**Provided data**
►

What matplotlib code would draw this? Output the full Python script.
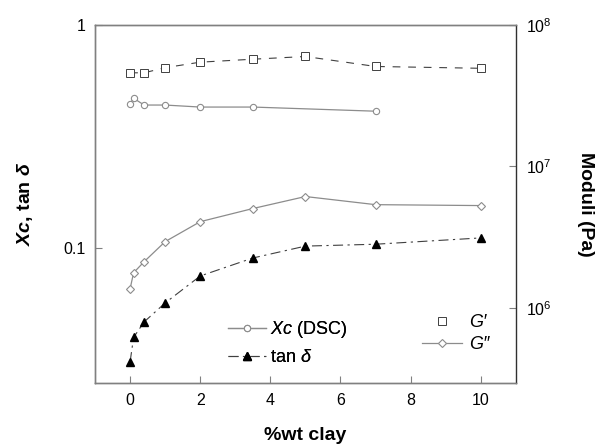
import matplotlib
matplotlib.use("Agg")
import matplotlib.pyplot as plt
from matplotlib.lines import Line2D

plt.rcParams['font.family'] = ['Liberation Sans', 'DejaVu Sans']
plt.rcParams['mathtext.fontset'] = 'custom'
plt.rcParams['mathtext.rm'] = 'Liberation Sans'
plt.rcParams['mathtext.it'] = 'Liberation Sans:italic'
plt.rcParams['mathtext.bf'] = 'Liberation Sans:bold:italic'

# %wt clay
x_xc = [0, 0.1, 0.4, 1, 2, 3.5, 7]
xc = [0.442, 0.47, 0.438, 0.438, 0.429, 0.429, 0.411]

x_mod = [0, 0.1, 0.4, 1, 2, 3.5, 5, 7, 10]
tan_d = [0.0308, 0.0397, 0.0466, 0.0567, 0.0749, 0.0902, 0.102, 0.104, 0.111]

x_gp = [0, 0.4, 1, 2, 3.5, 5, 7, 10]
g_p = [4.6e7, 4.6e7, 5.0e7, 5.47e7, 5.74e7, 6.0e7, 5.1e7, 4.95e7]

g_pp = [1.36e6, 1.77e6, 2.12e6, 2.94e6, 4.07e6, 5.04e6, 6.13e6, 5.37e6, 5.29e6]

xticks = [0, 2, 4, 6, 8, 10]

fig = plt.figure(figsize=(6.09, 4.44), dpi=100)
ax = fig.add_axes([0.156, 0.1374, 0.691, 0.806])
ax2 = ax.twinx()

gray = '#8c8c8c'
dark = '#404040'

# left axis: crystallinity and loss tangent
l1, = ax.plot(x_xc, xc, '-', color=gray, lw=0.9, marker='o', ms=4.5,
              mfc='white', mec=gray, mew=0.8)
l2, = ax.plot(x_mod, tan_d, color=dark, lw=0.8, ls=(0, (9, 4, 2, 4)),
              marker='^', ms=5.5, mfc='black', mec='black')

# right axis: storage and loss moduli
l3, = ax2.plot(x_gp, g_p, color=dark, lw=0.8, ls=(0, (7, 7)), marker='s',
               ms=5.5, mfc='white', mec=dark, mew=0.7)
l4, = ax2.plot(x_mod, g_pp, '-', color=gray, lw=0.9, marker='D', ms=4,
               mfc='white', mec=gray, mew=0.8)

ax.set_yscale('log')
ax.set_ylim(0.0248, 1)
ax.set_yticks([0.1, 1])
ax.set_yticklabels(['0.1', '1'])
ax.minorticks_off()
ax.set_xlim(-1, 11)
ax.set_xticks(xticks)

ax2.set_yscale('log')
ax2.set_ylim(2.94e5, 1e8)
ax2.set_yticks([1e6, 1e7, 1e8])
ax2.minorticks_off()

for a in (ax, ax2):
    a.tick_params(direction='in', length=5, width=0.8, color='#808080',
                  labelsize=11.5, pad=7)
    for s in a.spines.values():
        s.set_color('#808080')
        s.set_linewidth(1.0)
ax.spines['right'].set_visible(False)
ax2.spines['right'].set_color('#303030')

ax.set_xlabel('%wt clay', fontsize=14, fontweight='bold', labelpad=14)
ax.set_ylabel(r'$\mathbf{Xc}$, tan $\mathbf{\delta}$', fontsize=14,
              fontweight='bold', labelpad=20)
ax2.set_ylabel('Moduli (Pa)', fontsize=14, fontweight='bold', rotation=-90,
               labelpad=31)

leg1 = ax.legend([l1, l2], [r'$Xc$ (DSC)', r'tan $\delta$'],
                 loc='upper left', bbox_to_anchor=(228 / 609, 1 - 319 / 444),
                 bbox_transform=fig.transFigure, frameon=False, fontsize=13,
                 handlelength=2.1, handletextpad=0.2, labelspacing=0.5,
                 borderpad=0, borderaxespad=0)
ax.add_artist(leg1)

gp_handle = Line2D([], [], ls='none', marker='s', ms=5.5, mfc='white',
                   mec=dark, mew=0.7)
ax2.legend([gp_handle, l4], ["G\u2032", "G\u2033"], loc='upper left',
           bbox_to_anchor=(422 / 609, 1 - 314 / 444),
           bbox_transform=fig.transFigure, frameon=False,
           prop={'size': 13, 'style': 'italic'},
           handlelength=2.2, handletextpad=0.4, labelspacing=0.3,
           borderpad=0, borderaxespad=0)

fig.savefig('out.png', dpi=100)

◄

**Aim**
Each line with the string "matplotlib" in it needs to be found and copied.

**Result**
What matplotlib code would draw this? Output the full Python script.
import matplotlib
matplotlib.use("Agg")
import matplotlib.pyplot as plt
from matplotlib.lines import Line2D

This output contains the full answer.